Film gerek olay örgüsü boyunca sergilediği dramatik durumlarla, gerekse de son maçlarını kazansalar ulusal şampiyon olacak Los Amigos (Arkadaşlar) takımının, rakipleri cücelere karşı kaybettikleri maç sonrasındaki sevinçleriyle insanlık adına umut verici mesajlar içeriyor. Her iki takımın zihinsel engelli oyuncularının birbirlerine sarılmaları ve gerek ikincinin gerekse de birincinin skor peşinde olmadan verdikleri dostluk görüntüleri görülmeye değer.
Yönetmen ve yazar Javier Fesser, Camino (2008) ve Bienvenidos (2015) gibi filmleriyle biliniyor. Fesser anlattığı öykü gereği duygusallık içeren sahneleri abartarak melodram kıvamına taşısa da, yansıttığı konunun içeriği açısından bakıldığında bu duygusallık tolere edilen bir doz içeriyor. Fesser filminin finalinde, bis yaparcasına birkaç kez geri dönüşlere yer verse de, Şampiyonlar mekanikleşmiş yaşamlarımıza duygusal bir çerçeve açarak yaşam hakkında yeniden düşünmemize, yaşamımızın anlamını sorgulamamıza yeni fırsatlar oluşturan bir film.

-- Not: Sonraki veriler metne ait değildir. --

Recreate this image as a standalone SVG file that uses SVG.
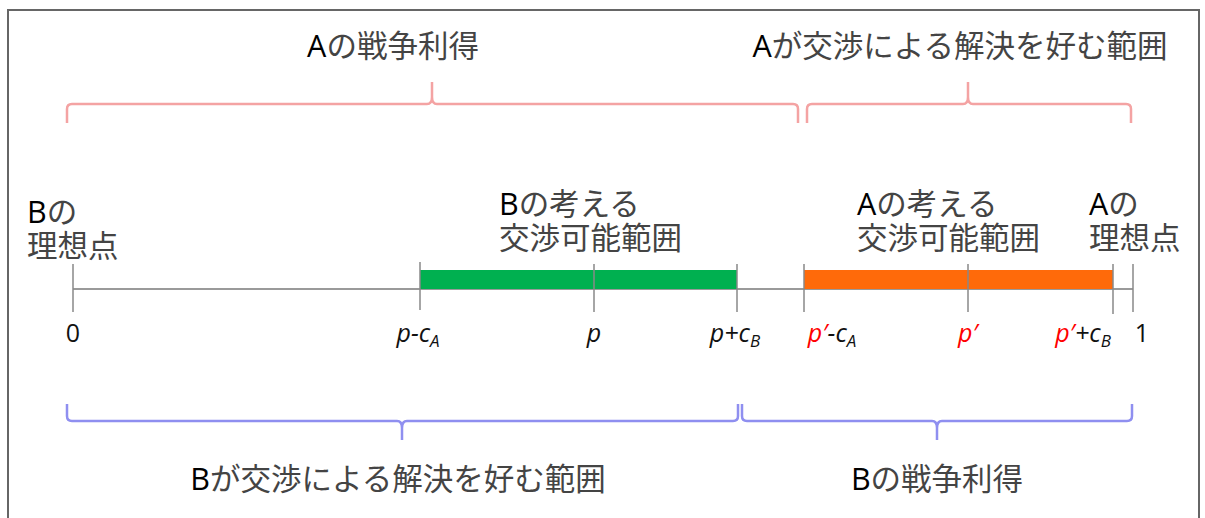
<svg xmlns="http://www.w3.org/2000/svg" width="1205" height="518" viewBox="0 0 1205 518">
<style>
.jp{font-family:"Open Sans","Noto Sans CJK JP",sans-serif;font-size:30.5px;fill:#444}
.lb{font-family:"Open Sans","Liberation Sans",sans-serif;font-size:25px;fill:#111}
.it{font-style:italic}
.red{fill:#ff0000}
.sub{font-size:17px;font-style:italic}
.axis{stroke:#9a9a9a;stroke-width:2;fill:none}
.tick{stroke:#888;stroke-width:1.5}
.rb{stroke:#f4a3a3;stroke-width:2.5;fill:none}
.bb{stroke:#8f8ff0;stroke-width:2.5;fill:none}
</style>
<rect x="0" y="0" width="1205" height="518" fill="#fff"/>
<rect x="8" y="10" width="1191" height="520" fill="none" stroke="#666" stroke-width="2"/>
<g id="connectors">
<path class="rb" d="M67,123 V109 Q67,104 72,104 H427 Q432,104 432,97 V82 V97 Q432,104 437,104 H793 Q798,104 798,109 V123"/>
<path class="rb" d="M807,123 V109 Q807,104 812,104 H963 Q968,104 968,97 V82 V97 Q968,104 973,104 H1126 Q1131,104 1131,109 V123"/>
<path class="bb" d="M67,404 V416 Q67,421 72,421 H397 Q402,421 402,428 V440 V428 Q402,421 407,421 H733 Q738,421 738,416 V404"/>
<path class="bb" d="M742,404 V416 Q742,421 747,421 H932 Q937,421 937,428 V440 V428 Q937,421 942,421 H1127 Q1132,421 1132,416 V404"/>
</g>
<g id="axis">
<line class="axis" x1="73" y1="289" x2="1133" y2="289"/>
<rect x="420" y="270" width="317" height="19" fill="#00b050"/>
<rect x="804" y="270" width="309" height="19" fill="#ff6a0a"/>
<line class="tick" x1="73" y1="264" x2="73" y2="312"/>
<line class="tick" x1="420" y1="262" x2="420" y2="310"/>
<line class="tick" x1="594" y1="264" x2="594" y2="312"/>
<line class="tick" x1="737" y1="264" x2="737" y2="312"/>
<line class="tick" x1="804" y1="264" x2="804" y2="312"/>
<line class="tick" x1="968" y1="264" x2="968" y2="312"/>
<line class="tick" x1="1113" y1="264" x2="1113" y2="314"/>
<line class="tick" x1="1133" y1="264" x2="1133" y2="312"/>
</g>
<g id="title-a-war"><text class="jp" x="393" y="57" text-anchor="middle"><tspan fill="#000">A</tspan>の戦争利得</text></g>
<g id="title-a-nego"><text class="jp" x="960" y="57" text-anchor="middle"><tspan fill="#000">A</tspan>が交渉による解決を好む範囲</text></g>
<g id="b-ideal"><text class="jp" x="27" y="223"><tspan fill="#000">B</tspan>の</text><text class="jp" x="27" y="257">理想点</text></g>
<g id="b-range"><text class="jp" x="499" y="215"><tspan fill="#000">B</tspan>の考える</text><text class="jp" x="499" y="249">交渉可能範囲</text></g>
<g id="a-range"><text class="jp" x="857" y="215"><tspan fill="#000">A</tspan>の考える</text><text class="jp" x="857" y="249">交渉可能範囲</text></g>
<g id="a-ideal"><text class="jp" x="1089" y="215"><tspan fill="#000">A</tspan>の</text><text class="jp" x="1089" y="249">理想点</text></g>
<g id="labels">
<text class="lb" x="73" y="342" text-anchor="middle">0</text>
<text class="lb it" x="418" y="342" text-anchor="middle">p-c<tspan class="sub" dy="5">A</tspan></text>
<text class="lb it" x="594" y="342" text-anchor="middle">p</text>
<text class="lb it" x="735" y="342" text-anchor="middle">p+c<tspan class="sub" dy="5">B</tspan></text>
<text class="lb it" x="832" y="342" text-anchor="middle"><tspan class="red">p′</tspan>-c<tspan class="sub" dy="5">A</tspan></text>
<text class="lb it red" x="968" y="342" text-anchor="middle">p′</text>
<text class="lb it" x="1083" y="342" text-anchor="middle"><tspan class="red">p′</tspan>+c<tspan class="sub" dy="5">B</tspan></text>
<text class="lb" x="1142" y="342" text-anchor="middle">1</text>
</g>
<g id="title-b-nego"><text class="jp" x="398" y="490" text-anchor="middle"><tspan fill="#000">B</tspan>が交渉による解決を好む範囲</text></g>
<g id="title-b-war"><text class="jp" x="937" y="490" text-anchor="middle"><tspan fill="#000">B</tspan>の戦争利得</text></g>
</svg>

Şampiyonlar, ötekileştirdiklerimize sabırla ve olgunlukla bakabilmenin önemini hatırlatan içten bir yapım olarak dikkati çekerken, bu hafta vizyona giren filmler arasında hümanist mesajlarıyla da öne çıkan bir yapım. Diğer yandan İspanyol toplumunu satır aralarında mercek altına alan, heyecanları ve kendine özgülüğünü yansıtırken, Akdeniz ülkesi olmasının etkileriyle de diğer Avrupa ülkelerinden aşina olmadığımız anne oğul ilişkilerindeki travmalara da dikkat çeken gözlemler oluşturduğunu da belirtelim.